Q: You’ve all worked with or against other players in the category. What made Simbe stand out as the clear leader?

Barbra Chase: Culture, culture, culture. Simbe has built a team that’s smart, curious, and kind — and retailers feel that consultative approach. That’s why Simbe has earned more full-chain rollouts than anyone else in the category.

Brian Hughes: I’ve worked with companies where leadership didn’t show up for customers. At Simbe, the top brass jumps in, engages with clients, and supports sales directly. That level of commitment is rare.

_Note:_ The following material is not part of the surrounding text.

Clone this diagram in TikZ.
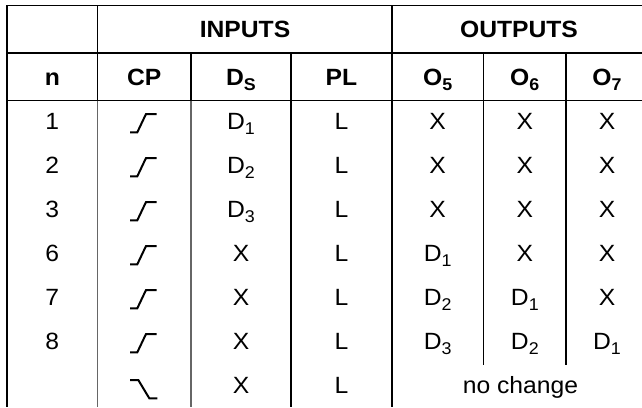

Paul Warren: Simbe builds solutions around customer problems, not just cool technology. Too many companies try to force retailers to change their operations to fit the tech. Simbe listens, adapts, and solves real pain points.

“Culture, culture, culture. Simbe’s team is smart, curious, and kind and retailers feel that.”
– Barbra Chase

Q: What challenges are top of mind for retailers today, and how can Simbe help?

Paul Warren: Labor. Rising costs and high turnover mean retailers need to use their people more effectively. Simbe helps by automating the boring, repetitive tasks so associates can focus on customers.

Barbra Chase: Out-of-stocks, pricing accuracy, and razor-thin margins are constant pain points. I’ve seen retailers fined thousands of dollars a month for wrong pricing. Shelf intelligence solves that directly.

Brian Hughes: Retailers want standardization across thousands of stores. Simbe delivers consistency in data and reporting so they can make smarter decisions about labor, inventory, and investment.

“Consistency matters most. Retailers want the same data, captured the same way, every day.” – Brian Hughes

Q: Looking ahead, what impact are you most excited to make in your first year at Simbe?

Brian Hughes: I’m eager to lean into Fresh. It’s such a dynamic part of the store, and Simbe’s multimodal capabilities can make a huge difference there.

Barbra Chase: I want to open new go-to-markets like drug, discount, and convenience, bringing Simbe into channels that represent millions of stores worldwide.

Paul Warren: My focus is on Europe. Education is key, showing retailers that the technology has moved beyond pilots and is ready for scale. I want our robot Tally to become as standard in stores here as mobile email or mobile advertising became years ago.